*** Data block ***

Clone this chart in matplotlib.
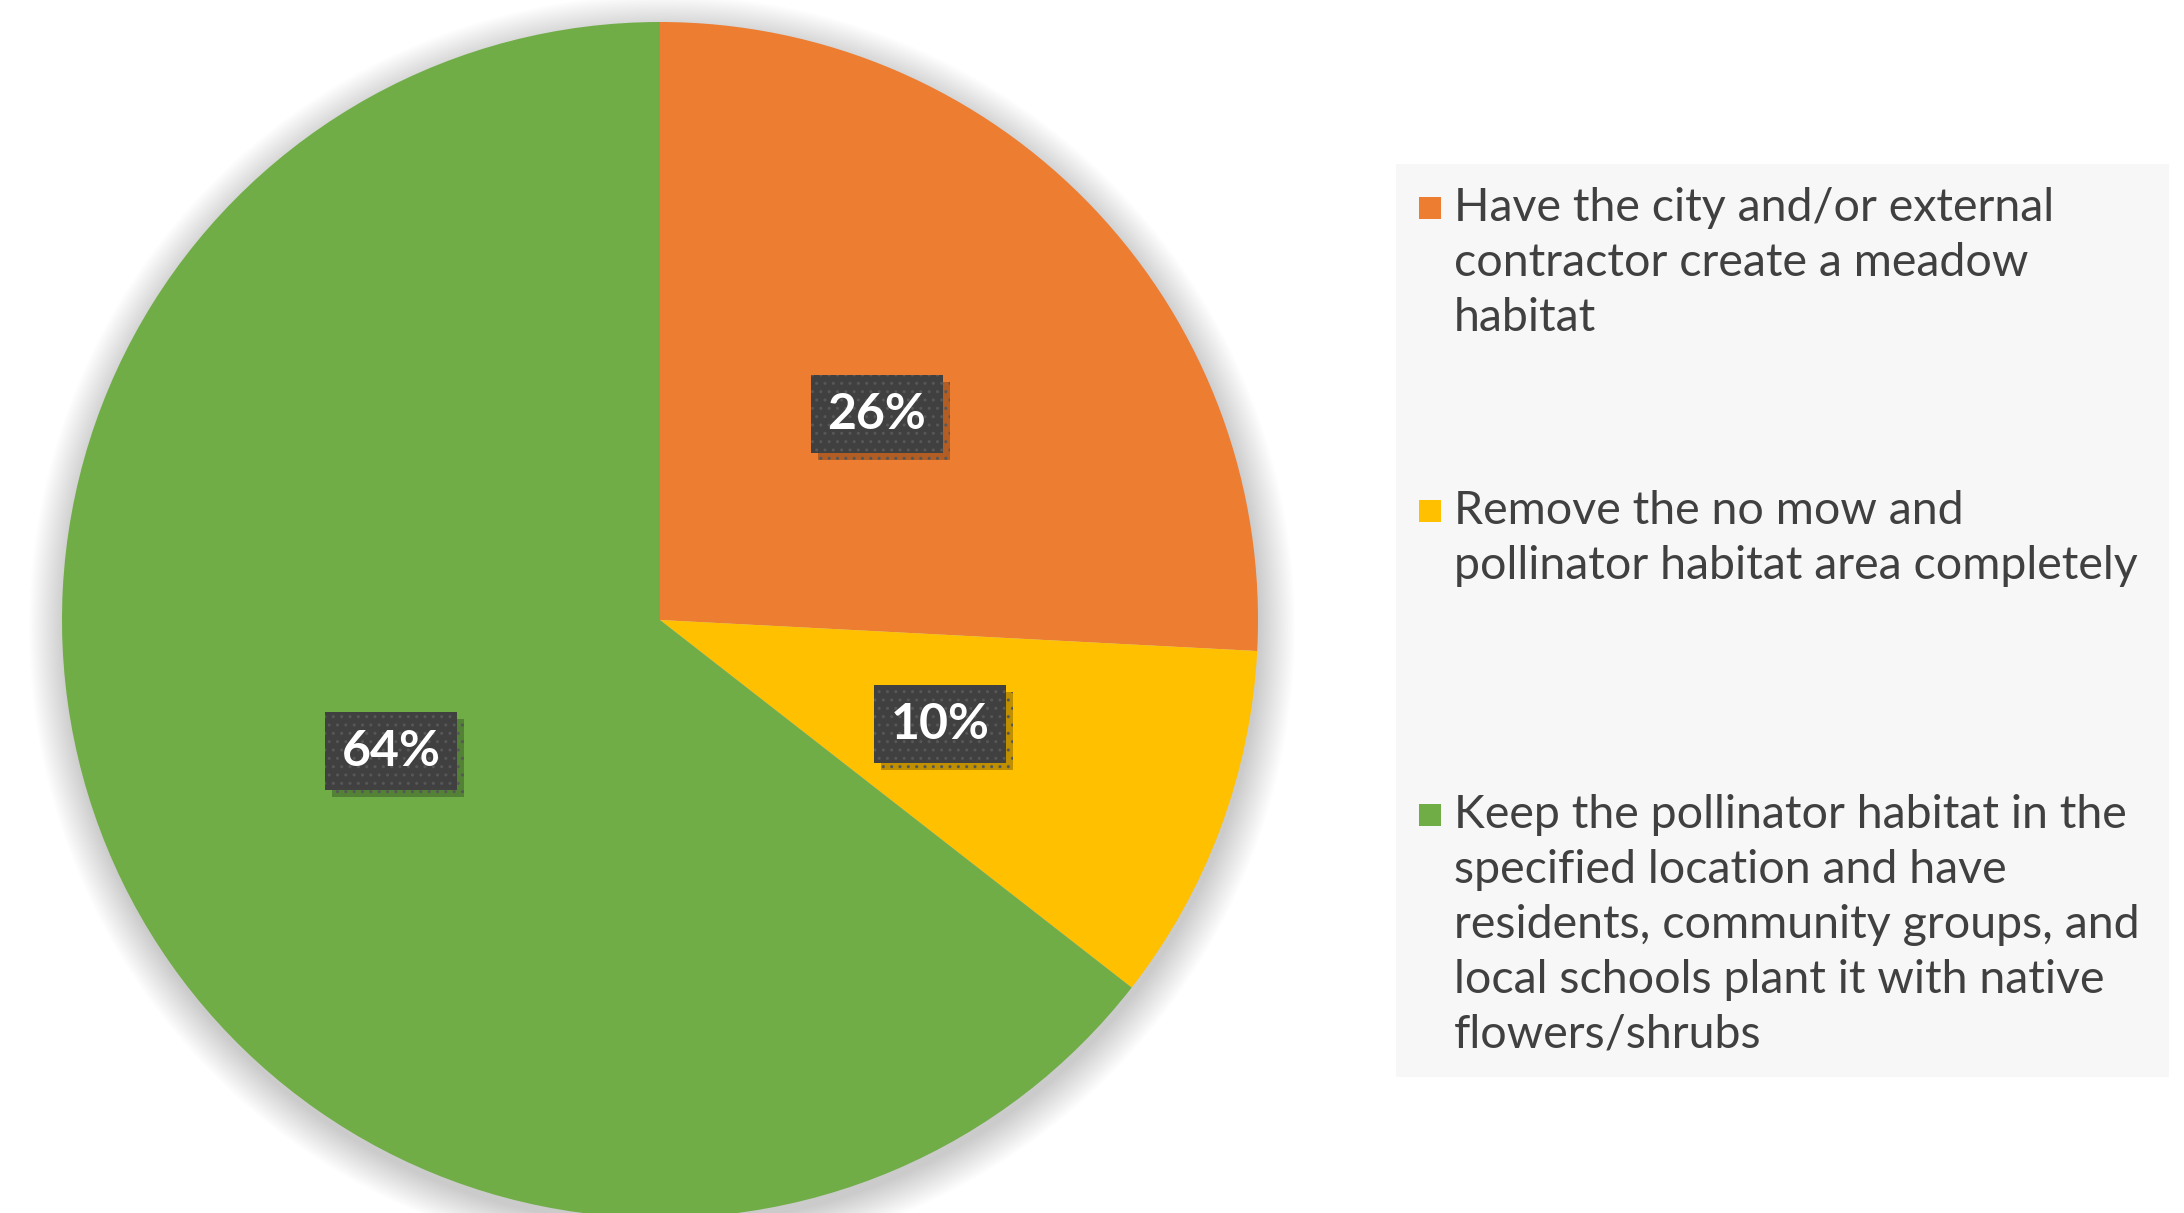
import matplotlib.pyplot as plt
import matplotlib.patheffects as pe
from matplotlib.patches import Circle, Rectangle

# data
labels = [
    "Have the city and/or external\ncontractor create a meadow\nhabitat",
    "Remove the no mow and\npollinator habitat area completely",
    "Keep the pollinator habitat in the\nspecified location and have\nresidents, community groups, and\nlocal schools plant it with native\nflowers/shrubs",
]
shares = [25.8, 9.7, 64.4]
colors = ["#ed7d31", "#ffc000", "#70ad47"]

W, H = 2184, 1213
fig = plt.figure(figsize=(W / 100, H / 100), dpi=100)
ax = fig.add_axes([0, 0, 1, 1])

cx, cy, r = 660, H - 620, 598

# soft shadow behind the pie
for k in range(26):
    ax.add_patch(Circle((cx + 2, cy - 8), r + k * 1.4, color="black", alpha=0.008, lw=0, zorder=0))

wedges, _, autotexts = ax.pie(shares, colors=colors, startangle=90, counterclock=False,
                              center=(cx, cy), radius=r, autopct="%.0f%%", pctdistance=0.5,
                              wedgeprops=dict(linewidth=0))
for w in wedges:
    w.set_zorder(2)

for t in autotexts:
    t.set_fontfamily("Lato")
    t.set_fontweight("bold")
    t.set_fontsize(36)
    t.set_color("white")
    t.set_zorder(5)
    t.set_bbox(dict(boxstyle="square,pad=0.33", facecolor="#404040", edgecolor="#575757",
                    linewidth=0, hatch=".."))
    t.get_bbox_patch().set_path_effects(
        [pe.SimplePatchShadow(offset=(5, -5), shadow_rgbFace="black", alpha=0.25), pe.Normal()])

ax.set_xlim(0, W)
ax.set_ylim(0, H)
ax.set_aspect("equal")
ax.axis("off")

# legend panel
ax.add_patch(Rectangle((1396, H - 1077), 2169 - 1396, 1077 - 164, facecolor="#f7f7f7",
                       edgecolor="none", zorder=1))
first_line = [208, 511, 815]
line_gap = 55
for lab, col, y0 in zip(labels, colors, first_line):
    ax.add_patch(Rectangle((1419, H - y0 - 11), 22, 22, facecolor=col, edgecolor="none", zorder=3))
    for i, line in enumerate(lab.split("\n")):
        ax.text(1454, H - (y0 + i * line_gap), line, ha="left", va="center",
                fontfamily="Lato", fontsize=33.5, color="#404040", zorder=3)

fig.savefig("out.png", dpi=100)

***

## Given task
Leave the images out, please, and restate each line word for word.

## Problem solution
Clone this chart in matplotlib.
import matplotlib.pyplot as plt
import matplotlib.patheffects as pe
from matplotlib.patches import Circle, Rectangle

# data
labels = [
    "Have the city and/or external\ncontractor create a meadow\nhabitat",
    "Remove the no mow and\npollinator habitat area completely",
    "Keep the pollinator habitat in the\nspecified location and have\nresidents, community groups, and\nlocal schools plant it with native\nflowers/shrubs",
]
shares = [25.8, 9.7, 64.4]
colors = ["#ed7d31", "#ffc000", "#70ad47"]

W, H = 2184, 1213
fig = plt.figure(figsize=(W / 100, H / 100), dpi=100)
ax = fig.add_axes([0, 0, 1, 1])

cx, cy, r = 660, H - 620, 598

# soft shadow behind the pie
for k in range(26):
    ax.add_patch(Circle((cx + 2, cy - 8), r + k * 1.4, color="black", alpha=0.008, lw=0, zorder=0))

wedges, _, autotexts = ax.pie(shares, colors=colors, startangle=90, counterclock=False,
                              center=(cx, cy), radius=r, autopct="%.0f%%", pctdistance=0.5,
                              wedgeprops=dict(linewidth=0))
for w in wedges:
    w.set_zorder(2)

for t in autotexts:
    t.set_fontfamily("Lato")
    t.set_fontweight("bold")
    t.set_fontsize(36)
    t.set_color("white")
    t.set_zorder(5)
    t.set_bbox(dict(boxstyle="square,pad=0.33", facecolor="#404040", edgecolor="#575757",
                    linewidth=0, hatch=".."))
    t.get_bbox_patch().set_path_effects(
        [pe.SimplePatchShadow(offset=(5, -5), shadow_rgbFace="black", alpha=0.25), pe.Normal()])

ax.set_xlim(0, W)
ax.set_ylim(0, H)
ax.set_aspect("equal")
ax.axis("off")

# legend panel
ax.add_patch(Rectangle((1396, H - 1077), 2169 - 1396, 1077 - 164, facecolor="#f7f7f7",
                       edgecolor="none", zorder=1))
first_line = [208, 511, 815]
line_gap = 55
for lab, col, y0 in zip(labels, colors, first_line):
    ax.add_patch(Rectangle((1419, H - y0 - 11), 22, 22, facecolor=col, edgecolor="none", zorder=3))
    for i, line in enumerate(lab.split("\n")):
        ax.text(1454, H - (y0 + i * line_gap), line, ha="left", va="center",
                fontfamily="Lato", fontsize=33.5, color="#404040", zorder=3)

fig.savefig("out.png", dpi=100)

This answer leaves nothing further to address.